* [Data to process]
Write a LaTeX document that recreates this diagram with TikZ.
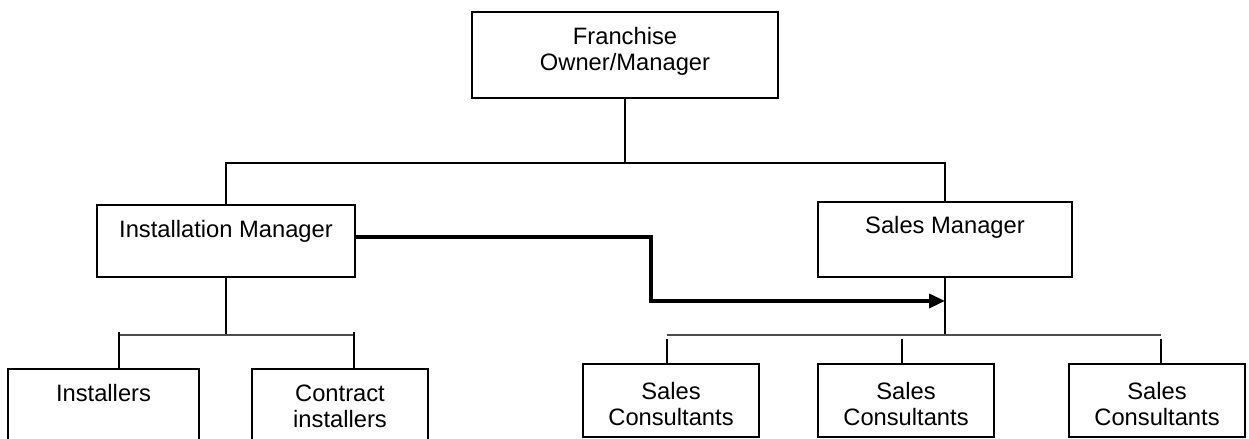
\documentclass[tikz,border=0pt]{standalone}
\usepackage{fontspec}
\setmainfont{Liberation Sans}
\usetikzlibrary{positioning,arrows.meta}

\begin{document}
\begin{tikzpicture}[
  box/.style={draw,line width=1.1pt,inner sep=0pt,minimum height=1.46cm},
  txt/.style={inner sep=0pt,align=center,font=\fontsize{13.5pt}{15pt}\selectfont},
  link/.style={line width=0.6pt},
  bus/.style={line width=0.7pt,black!70},
  flow/.style={line width=2pt,-{Triangle[length=0.32cm,width=0.28cm]}}]
  \useasboundingbox (0,0) rectangle (24.98,-8.78);
  \node[box,minimum width=6.12cm,minimum height=1.72cm] (own) at (12.50,-1.10) {};
  \node[txt,below=0.32cm of own.north] (owntxt) {Franchise\\Owner/Manager};
  \node[box,minimum width=5.16cm,minimum height=1.44cm] (inst) at (4.52,-4.82) {};
  \node[txt,below=0.32cm of inst.north] (insttxt) {Installation Manager};
  \node[box,minimum width=5.08cm,minimum height=1.50cm] (sales) at (18.90,-4.79) {};
  \node[txt,below=0.30cm of sales.north] (salestxt) {Sales Manager};
  \node[box,minimum width=3.82cm] (fitters) at (2.07,-8.11) {};
  \node[txt,below=0.32cm of fitters.north] (fitterstxt) {Installers};
  \node[box,minimum width=3.52cm] (contract) at (6.80,-8.11) {};
  \node[txt,below=0.33cm of contract.north] (contracttxt) {Contract\\installers};
  \foreach \n/\x in {sc1/13.42,sc2/18.12,sc3/23.14} {
    \node[box,minimum width=3.52cm] (\n) at (\x,-8.01) {};
    \node[txt,below=0.38cm of \n.north] (\n txt) {Sales\\Consultants};
  }
  \coordinate (hub) at (12.42,-3.26);
  \draw[link] (own.south) -- (own.south |- hub);
  \draw[line width=0.8pt] (inst.north) |- (hub) -| (sales.north);
  \coordinate (ibusL) at (2.38,-6.70);
  \coordinate (ibusR) at (7.08,-6.70);
  \draw[link] (inst.south) -- (inst.south |- ibusL);
  \draw[bus] (ibusL) -- (ibusR);
  \draw[link] ([yshift=0.06cm]ibusL) -- (ibusL |- fitters.north);
  \draw[link] ([yshift=0.06cm]ibusR) -- (ibusR |- contract.north);
  \coordinate (sbusL) at (13.34,-6.70);
  \coordinate (sbusM) at (18.04,-6.70);
  \coordinate (sbusR) at (23.22,-6.70);
  \draw[link] (sales.south) -- (sales.south |- sbusL);
  \draw[bus] (sbusL) -- (sbusR);
  \foreach \c/\n in {sbusL/sc1,sbusM/sc2,sbusR/sc3}
    \draw[link] ([yshift=-0.07cm]\c) -- (\c |- \n.north);
  \coordinate[below=0.46cm of sales.south] (tap);
  \draw[flow] ([yshift=0.08cm]inst.east) -- ++(5.90,0) |- (tap);
\end{tikzpicture}
\end{document}
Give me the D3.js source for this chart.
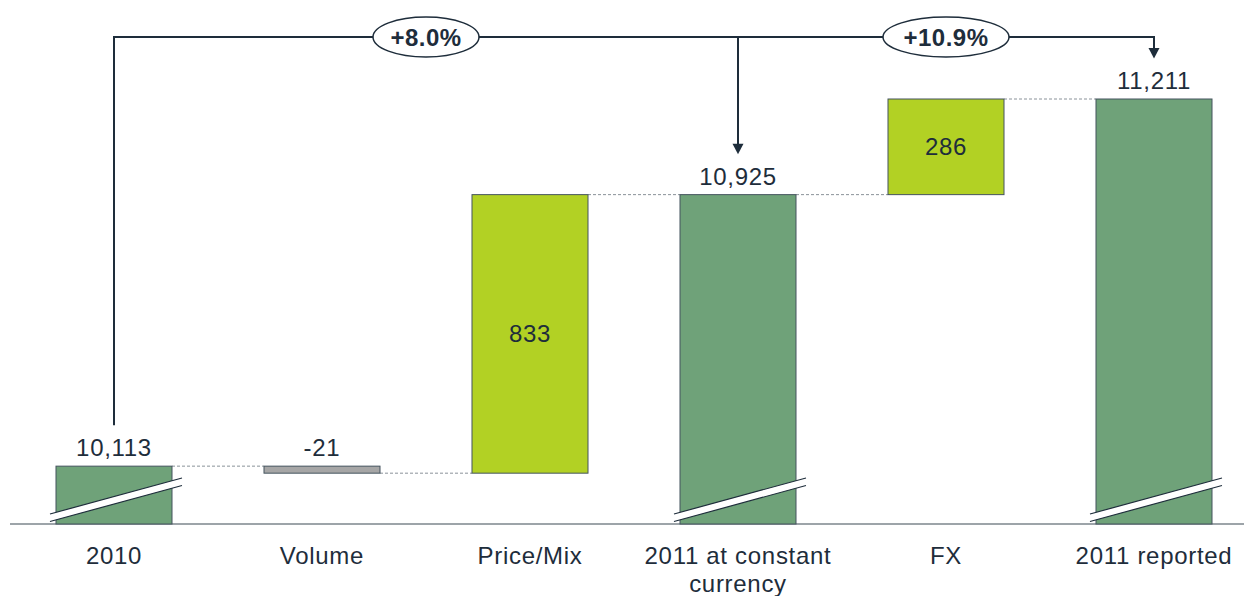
<!DOCTYPE html>
<html>
<head>
<meta charset="utf-8">
<script src="https://cdn.jsdelivr.net/npm/d3@7"></script>
<style>
  html, body { margin: 0; padding: 0; background: #fff; }
  svg { display: block; font-family: "Liberation Sans", Arial, sans-serif; }
</style>
</head>
<body>
<svg id="chart" width="1244" height="596"></svg>
<script>
// Bridge from 2010 sales to 2011 reported sales
const categories = ["2010", "Volume", "Price/Mix", "2011 at constant\ncurrency", "FX", "2011 reported"];
const kinds      = ["total", "delta", "delta", "total", "delta", "total"];
const values     = [10113, -21, 833, 10925, 286, 11211];
const valueLabels = ["10,113", "-21", "833", "10,925", "286", "11,211"];
const growthLabels = ["+8.0%", "+10.9%"];
const growthSpans = [[0, 3], [3, 5]];   // category indices joined by each bracket
const axisFloor = 9940;                  // value at the (broken) baseline

const svg = d3.select("#chart");
const ink = "#1e2d3b";
const edge = "#44535e";
const fontSize = 24;
const tracking = 0.7;

const x = d3.scaleBand()
  .domain(d3.range(categories.length))
  .range([10, 1258])
  .paddingInner(0.4423)
  .paddingOuter(0.22115);

const y = d3.scaleLinear().domain([axisFloor, 11211]).range([524, 99]);

// running totals -> start/end for each bar
let run = 0;
const bars = values.map((v, i) => {
  let start, end;
  if (kinds[i] === "total") { start = axisFloor; end = v; run = v; }
  else { start = run; end = run + v; run = end; }
  return { i, v, start, end, kind: kinds[i], label: valueLabels[i] };
});

const fillFor = d => d.kind === "total" ? "#6fa279" : (d.v < 0 ? "#a6a6a6" : "#b2d124");

// dashed connectors between consecutive bars
const conn = svg.append("g");
bars.slice(0, -1).forEach((d, k) => {
  const next = bars[k + 1];
  conn.append("line")
    .attr("x1", x(d.i) + x.bandwidth()).attr("x2", x(next.i))
    .attr("y1", y(d.end)).attr("y2", y(d.end))
    .attr("stroke", "#8a9299").attr("stroke-width", 1)
    .attr("stroke-dasharray", "3,2");
});

// baseline
svg.append("line")
  .attr("x1", 10).attr("x2", 1244)
  .attr("y1", y(axisFloor)).attr("y2", y(axisFloor))
  .attr("stroke", "#7d868d").attr("stroke-width", 1.5);

// bars
svg.append("g").selectAll("rect").data(bars).join("rect")
  .attr("x", d => x(d.i))
  .attr("width", x.bandwidth())
  .attr("y", d => y(Math.max(d.start, d.end)))
  .attr("height", d => Math.abs(y(d.start) - y(d.end)))
  .attr("fill", fillFor)
  .attr("stroke", edge).attr("stroke-width", 1);

// axis-break marks on the total bars
const brk = svg.append("g");
bars.filter(d => d.kind === "total").forEach(d => {
  const x0 = x(d.i) - 6, x1 = x(d.i) + x.bandwidth() + 10;
  const yb = y(axisFloor);
  const pts = [[x0, yb - 10], [x1, yb - 46], [x1, yb - 38.5], [x0, yb - 2.5]];
  brk.append("path")
    .attr("d", d3.line()(pts) + "Z")
    .attr("fill", "#fff");
  brk.append("line").attr("x1", pts[0][0]).attr("y1", pts[0][1]).attr("x2", pts[1][0]).attr("y2", pts[1][1])
    .attr("stroke", ink).attr("stroke-width", 1.2);
  brk.append("line").attr("x1", pts[3][0]).attr("y1", pts[3][1]).attr("x2", pts[2][0]).attr("y2", pts[2][1])
    .attr("stroke", ink).attr("stroke-width", 1.2);
});

// value labels
svg.append("g").selectAll("text").data(bars).join("text")
  .attr("x", d => x(d.i) + x.bandwidth() / 2)
  .attr("y", d => d.kind === "total" || d.v < 0
      ? y(Math.max(d.start, d.end)) - 10
      : (y(d.start) + y(d.end)) / 2 + 8.5)
  .attr("text-anchor", "middle")
  .attr("font-size", fontSize)
  .attr("letter-spacing", tracking)
  .attr("fill", ink)
  .text(d => d.label);

// category labels
const cat = svg.append("g");
categories.forEach((c, i) => {
  const t = cat.append("text")
    .attr("x", x(i) + x.bandwidth() / 2)
    .attr("y", 563.5)
    .attr("text-anchor", "middle")
    .attr("font-size", fontSize)
    .attr("letter-spacing", tracking)
    .attr("fill", ink);
  c.split("\n").forEach((line, k) => {
    t.append("tspan").attr("x", x(i) + x.bandwidth() / 2).attr("dy", k === 0 ? 0 : 28).text(line);
  });
});

// growth brackets with arrows
const cx = i => x(i) + x.bandwidth() / 2;
const topY = 37;
const br = svg.append("g");
// vertical from the 2010 label up to the bracket
br.append("line")
  .attr("x1", cx(0)).attr("x2", cx(0))
  .attr("y1", y(values[0]) - 41).attr("y2", topY)
  .attr("stroke", ink).attr("stroke-width", 2);
br.append("line")
  .attr("x1", cx(0) - 1).attr("x2", cx(5) + 1)
  .attr("y1", topY).attr("y2", topY)
  .attr("stroke", ink).attr("stroke-width", 2);
// arrows down to each target total
growthSpans.forEach(([a, b]) => {
  const tipY = y(values[b]) - 40.5;
  br.append("line")
    .attr("x1", cx(b)).attr("x2", cx(b))
    .attr("y1", topY).attr("y2", tipY - 9)
    .attr("stroke", ink).attr("stroke-width", 2);
  br.append("path")
    .attr("d", `M${cx(b) - 5.5},${tipY - 10.5}L${cx(b) + 5.5},${tipY - 10.5}L${cx(b)},${tipY}Z`)
    .attr("fill", ink);
});
// growth ellipses
growthSpans.forEach(([a, b], k) => {
  const mx = (cx(a) + cx(b)) / 2;
  const rx = k === 0 ? 53 : 63;
  br.append("ellipse")
    .attr("cx", mx).attr("cy", topY).attr("rx", rx).attr("ry", 20)
    .attr("fill", "#fff").attr("stroke", ink).attr("stroke-width", 1.5);
  br.append("text")
    .attr("x", mx).attr("y", topY + 8.5)
    .attr("text-anchor", "middle")
    .attr("font-size", fontSize).attr("font-weight", "bold")
    .attr("letter-spacing", 0.5)
    .attr("fill", ink)
    .text(growthLabels[k]);
});
</script>
</body>
</html>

* [Directions for this task] Pictures stay out: repeat exactly only the lines from the one with "Give me the D3.js source for this chart." through the one with "const axisFloor = 9940;".

* [Output below]
Give me the D3.js source for this chart.
<!DOCTYPE html>
<html>
<head>
<meta charset="utf-8">
<script src="https://cdn.jsdelivr.net/npm/d3@7"></script>
<style>
  html, body { margin: 0; padding: 0; background: #fff; }
  svg { display: block; font-family: "Liberation Sans", Arial, sans-serif; }
</style>
</head>
<body>
<svg id="chart" width="1244" height="596"></svg>
<script>
// Bridge from 2010 sales to 2011 reported sales
const categories = ["2010", "Volume", "Price/Mix", "2011 at constant\ncurrency", "FX", "2011 reported"];
const kinds      = ["total", "delta", "delta", "total", "delta", "total"];
const values     = [10113, -21, 833, 10925, 286, 11211];
const valueLabels = ["10,113", "-21", "833", "10,925", "286", "11,211"];
const growthLabels = ["+8.0%", "+10.9%"];
const growthSpans = [[0, 3], [3, 5]];   // category indices joined by each bracket
const axisFloor = 9940;                  // value at the (broken) baseline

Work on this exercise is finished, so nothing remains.